• _What is asked_
Type again, exactly, the lines below from the start through the line that includes "(wemosb) at (2336,81)".
++++
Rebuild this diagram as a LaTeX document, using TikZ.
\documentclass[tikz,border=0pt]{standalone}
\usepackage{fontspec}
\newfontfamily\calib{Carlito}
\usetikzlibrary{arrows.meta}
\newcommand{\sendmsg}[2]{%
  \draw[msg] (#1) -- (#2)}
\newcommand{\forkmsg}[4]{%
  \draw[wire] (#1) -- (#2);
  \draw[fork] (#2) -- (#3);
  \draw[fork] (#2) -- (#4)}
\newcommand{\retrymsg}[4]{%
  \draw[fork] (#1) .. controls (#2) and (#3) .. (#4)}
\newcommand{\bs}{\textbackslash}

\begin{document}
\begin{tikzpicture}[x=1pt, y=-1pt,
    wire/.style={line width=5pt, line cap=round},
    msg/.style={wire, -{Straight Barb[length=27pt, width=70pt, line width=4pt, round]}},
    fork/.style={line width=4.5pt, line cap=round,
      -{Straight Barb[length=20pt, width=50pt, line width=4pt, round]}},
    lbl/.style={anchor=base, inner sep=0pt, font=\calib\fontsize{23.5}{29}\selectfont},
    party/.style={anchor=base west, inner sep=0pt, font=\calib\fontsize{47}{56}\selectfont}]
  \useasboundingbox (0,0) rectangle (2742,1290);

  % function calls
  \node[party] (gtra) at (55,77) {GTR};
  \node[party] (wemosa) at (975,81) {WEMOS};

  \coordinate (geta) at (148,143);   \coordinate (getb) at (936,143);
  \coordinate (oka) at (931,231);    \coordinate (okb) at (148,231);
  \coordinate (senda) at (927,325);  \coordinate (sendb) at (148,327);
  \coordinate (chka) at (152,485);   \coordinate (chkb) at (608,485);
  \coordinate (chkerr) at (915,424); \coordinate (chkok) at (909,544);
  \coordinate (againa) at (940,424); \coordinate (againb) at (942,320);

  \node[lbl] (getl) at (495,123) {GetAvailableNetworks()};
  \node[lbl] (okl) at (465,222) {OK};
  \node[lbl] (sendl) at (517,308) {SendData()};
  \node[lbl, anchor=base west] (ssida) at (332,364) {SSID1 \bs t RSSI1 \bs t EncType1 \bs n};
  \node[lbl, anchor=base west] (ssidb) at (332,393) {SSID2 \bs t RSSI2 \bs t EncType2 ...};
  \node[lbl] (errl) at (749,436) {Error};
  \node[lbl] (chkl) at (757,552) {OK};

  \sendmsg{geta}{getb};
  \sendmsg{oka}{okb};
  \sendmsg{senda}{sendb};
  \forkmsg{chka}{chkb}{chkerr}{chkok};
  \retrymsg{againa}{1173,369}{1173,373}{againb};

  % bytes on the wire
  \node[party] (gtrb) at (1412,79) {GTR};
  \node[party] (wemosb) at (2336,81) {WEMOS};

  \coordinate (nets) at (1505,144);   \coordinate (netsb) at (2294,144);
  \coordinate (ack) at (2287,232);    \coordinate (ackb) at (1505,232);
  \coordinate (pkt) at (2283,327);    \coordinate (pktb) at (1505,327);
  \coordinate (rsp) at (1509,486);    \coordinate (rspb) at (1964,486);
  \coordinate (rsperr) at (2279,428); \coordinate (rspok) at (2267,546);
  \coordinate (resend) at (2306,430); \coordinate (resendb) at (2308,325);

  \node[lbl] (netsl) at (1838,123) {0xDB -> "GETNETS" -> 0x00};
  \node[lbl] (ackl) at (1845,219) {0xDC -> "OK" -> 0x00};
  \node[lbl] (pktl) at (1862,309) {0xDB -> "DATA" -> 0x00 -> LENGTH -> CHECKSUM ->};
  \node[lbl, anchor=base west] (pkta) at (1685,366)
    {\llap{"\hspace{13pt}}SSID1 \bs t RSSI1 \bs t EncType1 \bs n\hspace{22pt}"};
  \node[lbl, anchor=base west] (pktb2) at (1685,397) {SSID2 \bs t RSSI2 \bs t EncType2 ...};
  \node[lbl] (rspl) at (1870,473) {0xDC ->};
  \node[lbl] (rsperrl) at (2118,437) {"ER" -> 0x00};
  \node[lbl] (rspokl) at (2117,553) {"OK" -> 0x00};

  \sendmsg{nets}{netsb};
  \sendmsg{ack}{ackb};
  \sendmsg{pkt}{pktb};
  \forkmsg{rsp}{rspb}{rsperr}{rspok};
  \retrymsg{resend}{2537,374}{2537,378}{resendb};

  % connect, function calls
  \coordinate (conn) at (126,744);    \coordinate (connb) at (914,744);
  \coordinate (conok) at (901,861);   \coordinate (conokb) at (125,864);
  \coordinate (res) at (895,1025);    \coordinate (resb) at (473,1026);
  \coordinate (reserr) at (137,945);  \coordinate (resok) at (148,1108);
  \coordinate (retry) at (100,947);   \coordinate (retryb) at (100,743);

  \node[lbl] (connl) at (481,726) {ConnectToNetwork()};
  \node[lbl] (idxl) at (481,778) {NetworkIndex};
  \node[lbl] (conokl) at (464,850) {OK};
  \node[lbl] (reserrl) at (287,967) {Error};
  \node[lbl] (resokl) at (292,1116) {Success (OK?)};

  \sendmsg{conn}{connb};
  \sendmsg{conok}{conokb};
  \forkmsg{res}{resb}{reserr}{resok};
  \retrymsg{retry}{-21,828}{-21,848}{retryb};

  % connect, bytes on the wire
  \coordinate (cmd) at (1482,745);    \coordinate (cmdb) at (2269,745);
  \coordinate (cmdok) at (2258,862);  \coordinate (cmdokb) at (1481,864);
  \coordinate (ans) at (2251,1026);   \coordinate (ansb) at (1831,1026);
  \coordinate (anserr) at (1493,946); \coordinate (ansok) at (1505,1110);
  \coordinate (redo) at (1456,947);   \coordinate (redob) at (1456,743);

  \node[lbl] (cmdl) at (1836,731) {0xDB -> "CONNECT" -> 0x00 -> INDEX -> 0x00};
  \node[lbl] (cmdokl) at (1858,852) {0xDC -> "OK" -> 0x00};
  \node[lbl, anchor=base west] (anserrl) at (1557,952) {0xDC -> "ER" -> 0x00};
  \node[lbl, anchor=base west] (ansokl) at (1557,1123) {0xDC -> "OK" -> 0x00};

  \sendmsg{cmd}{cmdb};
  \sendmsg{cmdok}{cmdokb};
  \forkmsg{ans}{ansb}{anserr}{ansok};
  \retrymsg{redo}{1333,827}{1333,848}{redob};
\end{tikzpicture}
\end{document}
++++
• _Answer to this exercise_
Rebuild this diagram as a LaTeX document, using TikZ.
\documentclass[tikz,border=0pt]{standalone}
\usepackage{fontspec}
\newfontfamily\calib{Carlito}
\usetikzlibrary{arrows.meta}
\newcommand{\sendmsg}[2]{%
  \draw[msg] (#1) -- (#2)}
\newcommand{\forkmsg}[4]{%
  \draw[wire] (#1) -- (#2);
  \draw[fork] (#2) -- (#3);
  \draw[fork] (#2) -- (#4)}
\newcommand{\retrymsg}[4]{%
  \draw[fork] (#1) .. controls (#2) and (#3) .. (#4)}
\newcommand{\bs}{\textbackslash}

\begin{document}
\begin{tikzpicture}[x=1pt, y=-1pt,
    wire/.style={line width=5pt, line cap=round},
    msg/.style={wire, -{Straight Barb[length=27pt, width=70pt, line width=4pt, round]}},
    fork/.style={line width=4.5pt, line cap=round,
      -{Straight Barb[length=20pt, width=50pt, line width=4pt, round]}},
    lbl/.style={anchor=base, inner sep=0pt, font=\calib\fontsize{23.5}{29}\selectfont},
    party/.style={anchor=base west, inner sep=0pt, font=\calib\fontsize{47}{56}\selectfont}]
  \useasboundingbox (0,0) rectangle (2742,1290);

  % function calls
  \node[party] (gtra) at (55,77) {GTR};
  \node[party] (wemosa) at (975,81) {WEMOS};

  \coordinate (geta) at (148,143);   \coordinate (getb) at (936,143);
  \coordinate (oka) at (931,231);    \coordinate (okb) at (148,231);
  \coordinate (senda) at (927,325);  \coordinate (sendb) at (148,327);
  \coordinate (chka) at (152,485);   \coordinate (chkb) at (608,485);
  \coordinate (chkerr) at (915,424); \coordinate (chkok) at (909,544);
  \coordinate (againa) at (940,424); \coordinate (againb) at (942,320);

  \node[lbl] (getl) at (495,123) {GetAvailableNetworks()};
  \node[lbl] (okl) at (465,222) {OK};
  \node[lbl] (sendl) at (517,308) {SendData()};
  \node[lbl, anchor=base west] (ssida) at (332,364) {SSID1 \bs t RSSI1 \bs t EncType1 \bs n};
  \node[lbl, anchor=base west] (ssidb) at (332,393) {SSID2 \bs t RSSI2 \bs t EncType2 ...};
  \node[lbl] (errl) at (749,436) {Error};
  \node[lbl] (chkl) at (757,552) {OK};

  \sendmsg{geta}{getb};
  \sendmsg{oka}{okb};
  \sendmsg{senda}{sendb};
  \forkmsg{chka}{chkb}{chkerr}{chkok};
  \retrymsg{againa}{1173,369}{1173,373}{againb};

  % bytes on the wire
  \node[party] (gtrb) at (1412,79) {GTR};
  \node[party] (wemosb) at (2336,81) {WEMOS};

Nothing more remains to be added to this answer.